The Academy of Ancient Music (AAM) has appointed Leo Duarte as Principal Oboe. Hailed by The Telegraph as “a fantastically accomplished communicator”, Duarte joins the orchestra following his standout performance in Handel’s Brockes Passion with AAM at the Barbican in April 2019.
Leo Duarte comments: “It is a great honour to join such a magnificent band of musicians. The AAM forged some of my most treasured musical memories; the early recordings which inspired me to pursue the baroque oboe; the exhilarating projects which I have been fortunate to be a part of; and the inspirational colleagues I have had the pleasure of working with. I look forward to making many more.”
AAM Chief Executive Alexander Van Ingen comments: “I am thrilled to welcome Leo to the AAM family as our Principal Oboe. Leo has frequently performed with the Academy of Ancient Music in recent years, and his spectacular playing in this season’s Brockes-Passion was a highlight of the year for many in the Barbican audience. Admired by his colleagues as a first-rate collaborator as well as soloist, I am delighted that Leo’s playing will be heard by AAM’s audiences over forthcoming seasons. Welcome, Leo!”
Leo Duarte, oboe
Always eager to challenge the status quo in search of new and overlooked aspects of performance practice, Leo is dedicated to research, particularly into primary musical sources. He has made editions of numerous seventeenth and eighteenth century works but is most passionate about getting these works out of the dry and dusty realm of libraries and into the public ear.
He is the musical director and conductor of Opera Settecento, with whom he has given many critically acclaimed performances of neglected gems from the opera seria repertoire. He has recently conducted the modern-day premières of Hasse’s Demetrio, and Handel’s pasticcio operas, Elpidia and Ormisda at the London and Halle Handel Festivals. He is performing the premiere of Handel’s Venceslao at both festivals in 2019.

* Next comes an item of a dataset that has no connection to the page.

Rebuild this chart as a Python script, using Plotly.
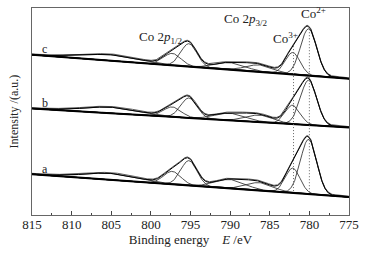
import numpy as np
import plotly.graph_objects as go

# ---- data (intensity in arbitrary units) ----
samples = ["a", "b", "c"]
# linear background: value at 815 eV and at 775 eV
bg_left = [41, 107, 161]
bg_right = [18, 88, 137]
# fitted components: centre (eV), FWHM (eV)
comp_names = ["Co2+ 2p3/2", "Co3+ 2p3/2", "sat 786", "sat 790", "Co2+ 2p1/2", "Co3+ 2p1/2", "sat 805"]
comp_center = [780.1, 782.1, 786.3, 790.0, 795.2, 797.3, 805.0]
comp_fwhm = [2.4, 2.2, 4.0, 4.5, 2.4, 2.6, 8.0]
# heights of each component for samples a, b, c
height_a = [55, 25, 8, 9, 25, 13, 6.5]
height_b = [45, 19, 7, 7, 20, 10, 6]
height_c = [47, 22, 7, 7, 23, 12, 6]
heights = [height_a, height_b, height_c]
x_ticks = [815, 810, 805, 800, 795, 790, 785, 780, 775]
ref_lines = [782.0, 780.0]   # Co3+ and Co2+ reference positions

E = np.linspace(775, 815, 801)

def background(i, e):
    return bg_right[i] + (bg_left[i] - bg_right[i]) * (np.asarray(e) - 775) / 40.0

def gauss(e, c, h, fw):
    s = fw / 2.3548
    return h * np.exp(-0.5 * ((e - c) / s) ** 2)

fig = go.Figure()
tops = []
for i, name in enumerate(samples):
    bg = background(i, E)
    env = bg.copy()
    for c, fw, h in zip(comp_center, comp_fwhm, heights[i]):
        comp = gauss(E, c, h, fw)
        env = env + comp
        fig.add_trace(go.Scatter(x=E, y=bg + comp, mode="lines",
                                 line=dict(color="#222", width=0.8), showlegend=False, hoverinfo="skip"))
    # raw data and fitted envelope
    fig.add_trace(go.Scatter(x=E, y=env + 0.8, mode="lines",
                             line=dict(color="#333", width=0.8), showlegend=False, hoverinfo="skip"))
    fig.add_trace(go.Scatter(x=E, y=env, mode="lines",
                             line=dict(color="#000", width=1.0), showlegend=False, hoverinfo="skip"))
    fig.add_trace(go.Scatter(x=E, y=bg, mode="lines",
                             line=dict(color="#000", width=2.0), showlegend=False, hoverinfo="skip"))
    tops.append(env)

label_y = [46, 113, 167]
for name, ly in zip(samples, label_y):
    fig.add_annotation(x=813.4, y=ly, text=name, showarrow=False,
                       xanchor="center", yanchor="middle",
                       font=dict(family="Liberation Serif", size=12, color="#222"))

# dotted reference lines from top spectrum peak down to bottom baseline
for r in ref_lines:
    j = int(np.argmin(np.abs(E - r)))
    fig.add_trace(go.Scatter(x=[r, r], y=[background(0, r) + 2, tops[2][j] - 2], mode="lines",
                             line=dict(color="#666", width=1, dash="1px,2px"),
                             showlegend=False, hoverinfo="skip"))

font_t = dict(family="Liberation Serif", size=13, color="#222")
fig.add_annotation(x=798.8, y=178, text="Co 2<i>p</i><sub>1/2</sub>", showarrow=False, font=font_t,
                   xanchor="center", yanchor="middle")
fig.add_annotation(x=788.1, y=196, text="Co 2<i>p</i><sub>3/2</sub>", showarrow=False, font=font_t,
                   xanchor="center", yanchor="middle")
fig.add_annotation(x=783.0, y=178, text="Co<sup>3+</sup>", showarrow=False, font=font_t,
                   xanchor="center", yanchor="middle")
fig.add_annotation(x=779.5, y=203, text="Co<sup>2+</sup>", showarrow=False, font=font_t,
                   xanchor="center", yanchor="middle")
fig.add_annotation(xref="paper", yref="paper", x=-0.057, y=0.5, text="Intensity /(a.u.)",
                   textangle=-90, showarrow=False, xanchor="center", yanchor="middle",
                   font=dict(family="Liberation Serif", size=12, color="#222"))

fig.update_layout(
    width=373, height=253,
    margin=dict(l=32, r=24, t=8, b=38),
    paper_bgcolor="white", plot_bgcolor="white",
    font=dict(family="Liberation Serif", size=13, color="#222"),
    xaxis=dict(range=[815, 775], tickvals=x_ticks, ticks="inside", ticklen=4, tickwidth=1,
               tickcolor="#444", showline=True, linecolor="#666", linewidth=1, mirror=True,
               showgrid=False, zeroline=False, automargin=False, ticklabelstandoff=-3,
               minor=dict(dtick=2.5, ticks="inside", ticklen=2, tickcolor="#444", showgrid=False),
               title=dict(text="Binding energy    <i>E</i> /eV", standoff=0,
                          font=dict(family="Liberation Serif", size=13)),
               tickfont=dict(family="Liberation Serif", size=13)),
    yaxis=dict(range=[0, 208], showticklabels=False, ticks="", showline=True, linecolor="#666",
               linewidth=1, mirror=True, showgrid=False, zeroline=False, automargin=False),
)
fig.write_html("out.html", config={"displayModeBar": False},
               post_script="document.body.style.margin='0px';document.body.style.padding='0px';")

Since graduating from the Historical Performance Department of the Royal Academy of Music in 2011, Leo has established a reputation as a “fantastically accomplished communicator who generates more personality than you tend to find in [Baroque] repertoire” (Website of the Telegraph Media Group). He is also a keen chamber musician and concerto soloist, having performed at the Wigmore Hall, the Royal Festival Hall and live on BBC Radio 3.